The negotiations can really be summed up in some oft repeated phrases spouted on both sides of The Channel.

Where’s the ball now?

Britain and the EU alike have repeatedly taken turns at making offers to each other – the words ‘the ball is in their court’ is the trigger inviting the other side to make a proposal.

But where’s the ball now? Mid-Channel, London or Brussels – some would even say over the Northern Ireland border.

It’s definitely in the air, somewhere.

Cherry picking

It’s clear the British wants a tailor-made trade deal that is advantageous to them, while it’s the last thing the EU wants because of the smoke signals it might send to other countries seeking to leave the bloc.

Hard and soft Brexits

Who has any idea what they are? Brexit means Brexit, says British Prime Minister Theresa May, but she also talks about hard and soft Brexits. Will someone explain please.

And what is the cliff edge? Apparently, we’re near one and must step back if we can.

Britain’s not leaving Europe

The definition is geographical rather than political and economic. Britain is leaving the EU, but of course an island country cannot up-anchor and sail off nearer to dock in New York. Britain will still be a next-door neighbour even if the grumpy people don’t want closer ties.

Dividing the Eurocake

Britain can’t have the cake and eat it. Why not? People buy cakes and eat them all the time.

…and lastly

Nothing is agreed to everything is agreed.
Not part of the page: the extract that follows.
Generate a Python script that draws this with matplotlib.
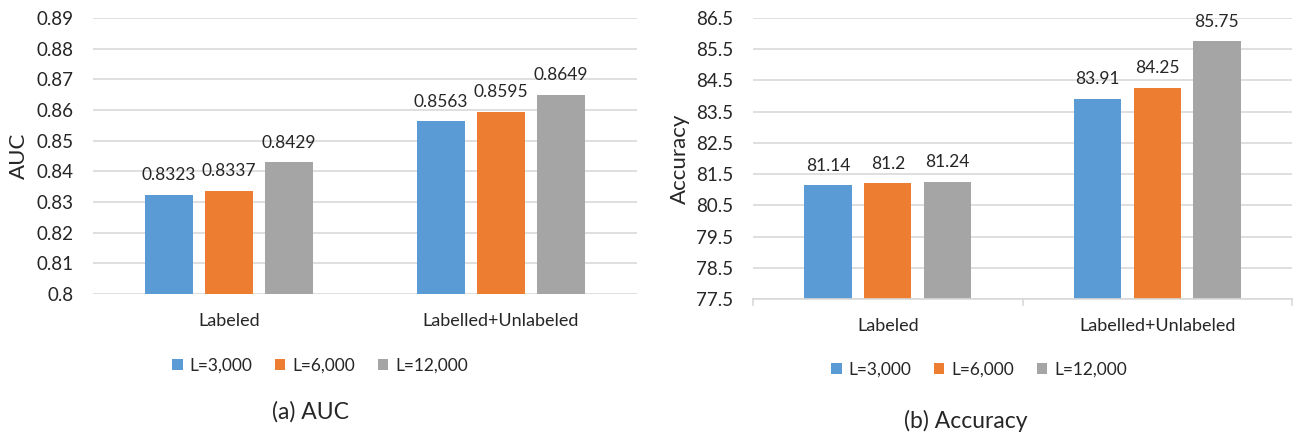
import matplotlib
matplotlib.use("Agg")
import matplotlib.pyplot as plt
import numpy as np
from matplotlib.patches import Patch

plt.rcParams['font.family'] = ['Lato', 'DejaVu Sans']

categories = ["Labeled", "Labelled+Unlabeled"]
series_names = ["L=3,000", "L=6,000", "L=12,000"]
colors = ["#5B9BD5", "#ED7D31", "#A5A5A5"]

auc_values = [
    [0.8323, 0.8563],   # L=3,000
    [0.8337, 0.8595],   # L=6,000
    [0.8429, 0.8649],   # L=12,000
]
auc_labels = [["0.8323", "0.8563"], ["0.8337", "0.8595"], ["0.8429", "0.8649"]]
auc_ticks = [0.8, 0.81, 0.82, 0.83, 0.84, 0.85, 0.86, 0.87, 0.88, 0.89]
auc_tick_labels = ["0.8", "0.81", "0.82", "0.83", "0.84", "0.85", "0.86", "0.87", "0.88", "0.89"]

acc_values = [
    [81.14, 83.91],
    [81.2, 84.25],
    [81.24, 85.75],
]
acc_labels = [["81.14", "83.91"], ["81.2", "84.25"], ["81.24", "85.75"]]
acc_ticks = [77.5, 78.5, 79.5, 80.5, 81.5, 82.5, 83.5, 84.5, 85.5, 86.5]
acc_tick_labels = ["77.5", "78.5", "79.5", "80.5", "81.5", "82.5", "83.5", "84.5", "85.5", "86.5"]

W, H = 1298, 433
fig = plt.figure(figsize=(W / 100, H / 100), dpi=100)
fig.patch.set_facecolor("white")

text_color = "#262626"
grid_color = "#D9D9D9"
bar_w = 0.176
step = 0.221


def draw_panel(rect, values, labels, ticks, tick_labels, ylabel, caption,
               legend_xy, caption_xy, ylabel_x, axis_line):
    ax = fig.add_axes(rect)
    x = np.arange(len(categories))
    span = ticks[-1] - ticks[0]
    for i, (vals, name) in enumerate(zip(values, series_names)):
        pos = x + (i - 1) * step
        ax.bar(pos, np.array(vals) - ticks[0], bottom=ticks[0], width=bar_w,
               color=colors[i], zorder=3, label=name)
        for p, v, lab in zip(pos, vals, labels[i]):
            ax.text(p, v + span * 0.042, lab, ha="center",
                    va="bottom", fontsize=12.5, color=text_color, zorder=4)
    ax.set_xlim(-0.5, len(categories) - 0.5)
    ax.set_ylim(ticks[0], ticks[-1])
    ax.set_yticks(ticks)
    ax.set_yticklabels(tick_labels, fontsize=13.5, color=text_color)
    ax.set_xticks(x)
    ax.set_xticklabels(categories, fontsize=13, color=text_color)
    ax.tick_params(axis="y", length=0, pad=14)
    ax.tick_params(axis="x", length=0, pad=14)
    ax.yaxis.grid(True, color=grid_color, linewidth=1.2, zorder=0)
    for s in ["top", "right", "left"]:
        ax.spines[s].set_visible(False)
    if axis_line:
        ax.spines["bottom"].set_color(grid_color)
        ax.spines["bottom"].set_linewidth(1.2)
        ax.spines["bottom"].set_zorder(5)
        for xb in [-0.5, 0.5, 1.5]:
            ax.plot([xb, xb], [0, -0.022], transform=ax.get_xaxis_transform(),
                    color=grid_color, lw=1.2, clip_on=False)
    else:
        ax.spines["bottom"].set_visible(False)
    ax.set_axisbelow(True)

    fig.text(ylabel_x, rect[1] + rect[3] / 2, ylabel, rotation=90,
             ha="center", va="center", fontsize=16, color=text_color)

    handles = [Patch(facecolor=c, label=n) for c, n in zip(colors, series_names)]
    fig.legend(handles=handles, loc="center", bbox_to_anchor=legend_xy,
               ncol=3, frameon=False, fontsize=12.5, handlelength=0.6,
               handleheight=0.6, handletextpad=0.4, columnspacing=1.3,
               labelcolor=text_color)
    fig.text(caption_xy[0], caption_xy[1], caption, ha="center", va="center",
             fontsize=16.5, color=text_color)
    return ax


left_rect = [93 / W, 1 - 294 / H, (637 - 93) / W, (294 - 18) / H]
right_rect = [753 / W, 1 - 299 / H, (1292 - 753) / W, (299 - 18) / H]

draw_panel(left_rect, auc_values, auc_labels, auc_ticks, auc_tick_labels,
           "AUC", "(a) AUC", (320 / W, 1 - 366 / H), (310 / W, 1 - 412 / H),
           19 / W, False)
draw_panel(right_rect, acc_values, acc_labels, acc_ticks, acc_tick_labels,
           "Accuracy", "(b) Accuracy", (979 / W, 1 - 370 / H),
           (966 / W, 1 - 421 / H), 680 / W, True)

fig.savefig("out.png", dpi=100, facecolor="white")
Effectively, despite the hard-talking, until the EU votes on the final Brexit document that details all the negotiation points, nothing is agreed.

No one has really agreed when Britain leaves the EU.

The key date is March 29, 2019 – but that is now December 28, 2020 as Britain and the EU have agreed a period of grace that means Britain still pays in while enjoying rights to the single market.